Sometimes in life, it takes time to realize your exact passion. Experiences after you leave school can shape you in ways that you’d never have images while you were still in full time education. So it’s hardly surprising that some of us embark on one career, before discovering down the line that there’s another true calling for us. Going back to education is a big step. But it’s now more possible than ever to retrain and fulfill your dreams. If you’re thinking about taking the plunge back into learning, here’s how to make it a little less daunting:

Sort out the finances first

Unless you have a source of independent wealth, for most of us the decision to go back to education involves a big financial cost, often coupled with reducing or halting our salaried job. Plan ahead to make it work for you. Investigate scholarships for mature students or there may be subject-specific bursaries available depending on what your area of study is. If you have any time, many universities also run in house temporary work schemes that for around study hours.

Set your boundaries

Returning to study as an adult can be a big juggling act- you may have a family or part-time work to fit around your studies. These competing demands can be highly stressful. So learn to set very clear boundaries from the outset. Work out which hours work best for you to study, mark them out it in your calendar, and stick to them. Outside of those hours, practice being present and give your whole attention to your family or whatever else you have on. Keeping a schedule is the only way to try and juggle it all.

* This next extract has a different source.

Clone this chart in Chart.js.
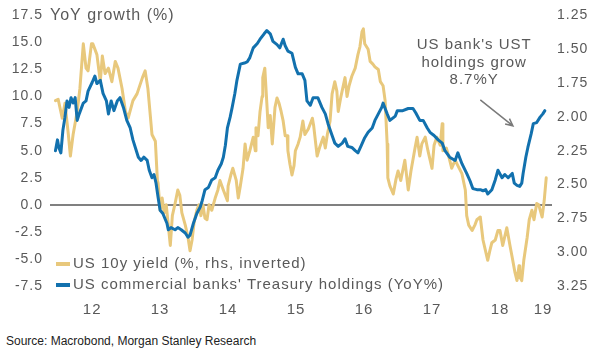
<!DOCTYPE html>
<html>
<head>
<meta charset="utf-8">
<script src="https://cdn.jsdelivr.net/npm/chart.js@4"></script>
<style>
  html, body { margin: 0; padding: 0; background: #fff; }
  #wrap { position: relative; width: 602px; height: 359px; }
  #chartBox { position: absolute; left: 0; top: 0; width: 602px; height: 322px; }
  #source { position: absolute; left: 6px; top: 334px; font: 12px "Liberation Sans", Arial, sans-serif; color: #222; }
</style>
</head>
<body>
<div id="wrap">
  <div id="chartBox"><canvas id="chart"></canvas></div>
  <div id="source">Source: Macrobond, Morgan Stanley Research</div>
</div>
<script>
// x positions are decimal years
const blueDates = [
  2011.96, 2011.99, 2012.01, 2012.04, 2012.07, 2012.10, 2012.13, 2012.16, 2012.19, 2012.22,
  2012.25, 2012.28, 2012.31, 2012.37, 2012.41, 2012.44, 2012.50, 2012.54, 2012.57, 2012.62,
  2012.66, 2012.71, 2012.74, 2012.78, 2012.82, 2012.87, 2012.91, 2012.96, 2013.01, 2013.06,
  2013.10, 2013.15, 2013.18, 2013.22, 2013.26, 2013.31, 2013.34, 2013.38, 2013.41, 2013.44,
  2013.47, 2013.50, 2013.54, 2013.60, 2013.62, 2013.66, 2013.72, 2013.76, 2013.81, 2013.87,
  2013.91, 2013.94, 2013.99, 2014.04, 2014.09, 2014.12, 2014.16, 2014.21, 2014.26, 2014.31,
  2014.35, 2014.40, 2014.43, 2014.46, 2014.49, 2014.53, 2014.56, 2014.60, 2014.63, 2014.68,
  2014.74, 2014.78, 2014.82, 2014.87, 2014.93, 2014.97, 2015.03, 2015.07, 2015.12, 2015.16,
  2015.22, 2015.26, 2015.31, 2015.34, 2015.38, 2015.44, 2015.49, 2015.53, 2015.59, 2015.63,
  2015.66, 2015.71, 2015.75, 2015.82, 2015.88, 2015.93, 2015.97, 2016.03, 2016.07, 2016.12,
  2016.18, 2016.22, 2016.26, 2016.32, 2016.37, 2016.41, 2016.46, 2016.51, 2016.56, 2016.62,
  2016.66, 2016.71, 2016.76, 2016.78, 2016.84, 2016.88, 2016.96, 2016.99, 2017.07, 2017.15,
  2017.22, 2017.26, 2017.32, 2017.37, 2017.43, 2017.47, 2017.53, 2017.59, 2017.65, 2017.69,
  2017.76, 2017.84, 2017.88, 2017.94, 2018.01, 2018.06, 2018.10, 2018.16, 2018.21, 2018.25,
  2018.29, 2018.32, 2018.38, 2018.43, 2018.47, 2018.53, 2018.57, 2018.62, 2018.68, 2018.71,
  2018.75, 2018.79, 2018.82, 2018.84, 2018.88, 2018.91, 2018.96, 2018.99, 2019.04, 2019.09,
  2019.13, 2019.16
];
// US commercial banks' Treasury holdings, YoY %
const blueValues = [
  5.0, 6.0, 5.3, 4.8, 6.9, 8.1, 9.6, 9.0, 9.9, 9.4,
  9.9, 7.8, 8.4, 9.4, 9.6, 10.5, 11.3, 11.9, 11.2, 11.5,
  10.3, 9.6, 8.4, 9.6, 8.7, 9.6, 9.9, 9.0, 7.8, 7.1,
  6.0, 5.0, 4.4, 4.1, 4.4, 4.1, 3.2, 2.5, 2.8, 2.0,
  0.7, -0.5, -0.8, -1.7, -2.3, -2.1, -2.3, -2.1, -2.3, -2.6,
  -3.0, -2.8, -1.7, -0.8, -0.2, 0.4, 1.4, 1.6, 2.3, 2.5,
  3.2, 3.8, 4.4, 5.5, 7.1, 8.1, 9.0, 10.3, 11.5, 13.0,
  13.1, 13.2, 13.6, 14.5, 14.9, 15.3, 15.8, 16.1, 15.8, 15.1,
  14.8, 14.5, 15.3, 14.7, 14.2, 14.0, 12.7, 12.1, 12.1, 11.5,
  9.6, 9.2, 9.9, 9.9, 9.0, 8.4, 7.5, 6.4, 5.7, 5.4,
  5.7, 6.1, 5.4, 5.3, 5.0, 4.8, 5.5, 6.2, 6.7, 7.1,
  7.8, 8.4, 9.0, 9.4, 8.4, 7.8, 8.2, 8.7, 8.7, 8.9,
  8.9, 8.5, 7.8, 7.8, 7.1, 6.7, 6.4, 6.0, 5.7, 5.0,
  4.4, 4.1, 4.8, 3.8, 2.9, 2.2, 1.5, 1.4, 1.4, 1.3,
  1.4, 1.0, 1.4, 2.3, 3.2, 2.5, 2.8, 2.5, 2.9, 2.0,
  1.8, 1.7, 2.0, 2.9, 4.4, 5.3, 6.6, 7.5, 7.6, 8.1,
  8.4, 8.7
];

const tanDates = [
  2011.96, 2012.00, 2012.06, 2012.10, 2012.15, 2012.18, 2012.22, 2012.28, 2012.32, 2012.37,
  2012.41, 2012.44, 2012.49, 2012.51, 2012.57, 2012.62, 2012.65, 2012.69, 2012.74, 2012.79,
  2012.84, 2012.88, 2012.94, 2012.99, 2013.03, 2013.10, 2013.16, 2013.24, 2013.28, 2013.32,
  2013.38, 2013.43, 2013.46, 2013.47, 2013.50, 2013.53, 2013.56, 2013.59, 2013.62, 2013.65,
  2013.68, 2013.72, 2013.76, 2013.79, 2013.82, 2013.87, 2013.91, 2013.94, 2013.97, 2014.00,
  2014.04, 2014.07, 2014.10, 2014.13, 2014.16, 2014.19, 2014.22, 2014.26, 2014.31, 2014.35,
  2014.38, 2014.43, 2014.49, 2014.50, 2014.54, 2014.57, 2014.62, 2014.65, 2014.68, 2014.72,
  2014.75, 2014.78, 2014.82, 2014.87, 2014.90, 2014.91, 2014.94, 2014.97, 2015.00, 2015.01,
  2015.04, 2015.07, 2015.09, 2015.12, 2015.15, 2015.19, 2015.22, 2015.25, 2015.28, 2015.31,
  2015.34, 2015.37, 2015.38, 2015.41, 2015.44, 2015.47, 2015.49, 2015.53, 2015.56, 2015.60,
  2015.63, 2015.68, 2015.74, 2015.76, 2015.81, 2015.85, 2015.90, 2015.93, 2015.96, 2016.00,
  2016.03, 2016.07, 2016.10, 2016.12, 2016.16, 2016.22, 2016.25, 2016.28, 2016.32, 2016.37,
  2016.41, 2016.44, 2016.47, 2016.49, 2016.51, 2016.56, 2016.59, 2016.63, 2016.66, 2016.71,
  2016.74, 2016.78, 2016.81, 2016.84, 2016.85, 2016.88, 2016.93, 2016.97, 2017.00, 2017.04,
  2017.10, 2017.15, 2017.19, 2017.25, 2017.28, 2017.32, 2017.35, 2017.40, 2017.44, 2017.50,
  2017.53, 2017.57, 2017.62, 2017.65, 2017.66, 2017.71, 2017.75, 2017.79, 2017.84, 2017.88,
  2017.94, 2017.99, 2018.01, 2018.04, 2018.09, 2018.13, 2018.16, 2018.21, 2018.25, 2018.31,
  2018.32, 2018.35, 2018.38, 2018.43, 2018.47, 2018.50, 2018.54, 2018.60, 2018.65, 2018.68,
  2018.72, 2018.75, 2018.78, 2018.79, 2018.82, 2018.85, 2018.90, 2018.93, 2018.97, 2019.00,
  2019.04, 2019.07, 2019.12, 2019.15, 2019.18
];
// US 10y yield, %, plotted on the inverted right axis
const tanValues = [
  1.88, 1.87, 2.01, 1.90, 2.13, 2.29, 2.13, 1.96, 1.79, 1.46,
  1.64, 1.66, 1.46, 1.46, 1.54, 1.74, 1.55, 1.68, 1.64, 1.74,
  1.59, 1.64, 1.79, 1.96, 2.01, 1.88, 1.83, 1.71, 1.66, 1.79,
  2.13, 2.18, 2.47, 2.49, 2.69, 2.60, 2.71, 2.65, 2.80, 2.95,
  2.73, 2.64, 2.54, 2.58, 2.71, 2.80, 2.89, 2.99, 2.91, 2.78,
  2.69, 2.65, 2.73, 2.65, 2.75, 2.76, 2.65, 2.69, 2.60, 2.54,
  2.47, 2.54, 2.62, 2.51, 2.43, 2.38, 2.47, 2.60, 2.51, 2.38,
  2.20, 2.32, 2.25, 2.15, 2.25, 2.08, 2.14, 1.96, 1.85, 1.71,
  1.64, 1.90, 2.08, 1.99, 2.20, 1.93, 1.86, 1.90, 1.96, 2.03,
  2.14, 2.14, 2.25, 2.35, 2.43, 2.36, 2.25, 2.20, 2.15, 2.03,
  2.13, 2.09, 2.01, 2.07, 2.29, 2.22, 2.15, 2.23, 2.13, 2.03,
  1.83, 1.74, 1.81, 1.96, 1.85, 1.71, 1.85, 1.77, 1.70, 1.64,
  1.54, 1.48, 1.37, 1.35, 1.46, 1.50, 1.59, 1.61, 1.63, 1.65,
  1.74, 1.77, 1.88, 2.20, 2.45, 2.51, 2.57, 2.46, 2.40, 2.47,
  2.32, 2.54, 2.40, 2.23, 2.15, 2.29, 2.20, 2.15, 2.25, 2.38,
  2.21, 2.15, 2.21, 2.05, 2.25, 2.23, 2.30, 2.38, 2.32, 2.36,
  2.42, 2.54, 2.73, 2.80, 2.84, 2.80, 2.76, 2.74, 2.91, 3.04,
  3.06, 2.99, 2.93, 2.91, 2.84, 2.84, 2.95, 2.82, 2.96, 3.04,
  3.15, 3.21, 3.10, 3.18, 3.21, 3.06, 2.89, 2.76, 2.69, 2.76,
  2.64, 2.65, 2.74, 2.62, 2.45
];

const yearLabels = ['12', '13', '14', '15', '16', '17', '18', '19'];
const leftTicks = [-7.5, -5, -2.5, 0, 2.5, 5, 7.5, 10, 12.5, 15, 17.5];
const rightTicks = [1.25, 1.5, 1.75, 2, 2.25, 2.5, 2.75, 3, 3.25];

const tanLabel = 'US 10y yield (%, rhs, inverted)';
const blueLabel = "US commercial banks' Treasury holdings (YoY%)";
const noteLines = ["US bank's UST", 'holdings grow', '8.7%Y'];

const X_MIN = 2011.88, X_MAX = 2019.265;
const TAN = '#E8C87C';
const BLUE = '#1271AE';
const GREY = '#595959';
const FONT = '"Liberation Sans", Arial, sans-serif';

// year label sits in the middle of the visible part of each year
const yearTickPos = yearLabels.map((l, i) => {
    const y0 = 2012 + i;
    return (Math.max(y0, X_MIN) + Math.min(y0 + 1, X_MAX)) / 2;
});

const toPoints = (xs, ys) => xs.map((x, i) => ({ x: x, y: ys[i] }));

// annotation anchors in data units (x: year, y: left axis)
const note = { x: 2018.12, ys: [14.8, 13.1, 11.5] };
const arrow = { x0: 2018.21, y0: 9.7, x1: 2018.69, y1: 7.3 };

const extras = {
    id: 'extras',
    beforeDraw(chart) {
        chart.ctx.letterSpacing = '1px';
    },
    afterDraw(chart) {
        const ctx = chart.ctx;
        const ca = chart.chartArea;
        const xs = chart.scales.x;
        const yl = chart.scales.y;
        ctx.save();
        ctx.fillStyle = GREY;
        ctx.textBaseline = 'middle';

        // axis title next to the top tick
        ctx.font = '16px ' + FONT;
        ctx.textAlign = 'left';
        ctx.fillText('YoY growth (%)', ca.left, yl.getPixelForValue(17.5));

        // legend inside the plot, bottom left
        ctx.font = '15px ' + FONT;
        const items = [
            { label: tanLabel, color: TAN, y: ca.bottom - 22 },
            { label: blueLabel, color: BLUE, y: ca.bottom - 1 }
        ];
        items.forEach(it => {
            ctx.strokeStyle = it.color;
            ctx.lineWidth = 4;
            ctx.beginPath();
            ctx.moveTo(ca.left + 6, it.y);
            ctx.lineTo(ca.left + 20, it.y);
            ctx.stroke();
            ctx.fillText(it.label, ca.left + 23, it.y);
        });

        // callout text
        ctx.textAlign = 'center';
        noteLines.forEach((t, i) => {
            ctx.fillText(t, xs.getPixelForValue(note.x), yl.getPixelForValue(note.ys[i]));
        });

        // arrow
        const ax0 = xs.getPixelForValue(arrow.x0), ay0 = yl.getPixelForValue(arrow.y0);
        const ax1 = xs.getPixelForValue(arrow.x1), ay1 = yl.getPixelForValue(arrow.y1);
        const ang = Math.atan2(ay1 - ay0, ax1 - ax0);
        ctx.strokeStyle = '#7a7a7a';
        ctx.lineWidth = 1.5;
        ctx.beginPath();
        ctx.moveTo(ax0, ay0);
        ctx.lineTo(ax1, ay1);
        ctx.moveTo(ax1 - 8 * Math.cos(ang - 0.45), ay1 - 8 * Math.sin(ang - 0.45));
        ctx.lineTo(ax1, ay1);
        ctx.lineTo(ax1 - 8 * Math.cos(ang + 0.45), ay1 - 8 * Math.sin(ang + 0.45));
        ctx.stroke();
        ctx.restore();
    }
};

new Chart(document.getElementById('chart'), {
    type: 'line',
    data: {
        datasets: [{
            label: blueLabel,
            data: toPoints(blueDates, blueValues),
            borderColor: BLUE,
            borderWidth: 3,
            yAxisID: 'y'
        }, {
            label: tanLabel,
            data: toPoints(tanDates, tanValues),
            borderColor: TAN,
            borderWidth: 3,
            yAxisID: 'y2'
        }]
    },
    options: {
        responsive: true,
        maintainAspectRatio: false,
        animation: false,
        events: [],
        layout: { padding: { top: 14, left: 0, right: 0, bottom: 0 } },
        elements: {
            point: { radius: 0 },
            line: { tension: 0, borderJoinStyle: 'round', borderCapStyle: 'round' }
        },
        plugins: {
            legend: { display: false },
            tooltip: { enabled: false }
        },
        scales: {
            x: {
                type: 'linear',
                min: X_MIN,
                max: X_MAX,
                grid: { display: false },
                border: { display: false },
                afterBuildTicks: s => { s.ticks = yearTickPos.map(v => ({ value: v })); },
                afterFit: s => { s.height = 36; },
                ticks: {
                    autoSkip: false,
                    maxRotation: 0,
                    padding: 7,
                    color: GREY,
                    font: { family: FONT, size: 15 },
                    callback: (v, i) => yearLabels[i]
                }
            },
            y: {
                position: 'left',
                min: -7.5,
                max: 17.5,
                border: { display: false },
                grid: {
                    drawTicks: false,
                    lineWidth: 2,
                    color: c => (c.tick && c.tick.value === 0 ? '#808080' : 'rgba(0,0,0,0)')
                },
                afterBuildTicks: s => { s.ticks = leftTicks.map(v => ({ value: v })); },
                afterFit: s => { s.width = 50; },
                ticks: {
                    padding: 7,
                    color: GREY,
                    font: { family: FONT, size: 14 },
                    callback: v => v.toFixed(1)
                }
            },
            y2: {
                position: 'right',
                reverse: true,
                min: 1.25,
                max: 3.25,
                border: { display: false },
                grid: { display: false, drawTicks: false },
                afterBuildTicks: s => { s.ticks = rightTicks.map(v => ({ value: v })); },
                afterFit: s => { s.width = 50; },
                ticks: {
                    padding: 5,
                    color: GREY,
                    font: { family: FONT, size: 14 },
                    callback: v => v.toFixed(2)
                }
            }
        }
    },
    plugins: [extras]
});
</script>
</body>
</html>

Reach out to other mature students

With so many more people choosing to return to study later in life, there are more mature students than ever. So discover your support network. Start by asking your place of study if they already have any networks or events for mature students set up and use social networks to find others in the same situation- they will be your greatest resource.

Choose the right course

You’ll probably feel pretty strongly about the area of study you’re choosing, but within that, there will be plenty of slightly different subject options, so take the time to consider what aspects you want to gain skills in. From a masters in nursing education to doing a law conversion degree, what’s on offer can vary from course to course, so take the time to really understand the module content, what lecturers you might have, and what links with employers are on offer.

Relearn some study skills

Studying is an art in itself and it’s it’s been a while since you last opened a text book, make sure you give yourself a reminder on best practice study skills. Understanding your learning style, essay composition, critical thinking faculties and writing skills are all useful areas to take a short refresher in.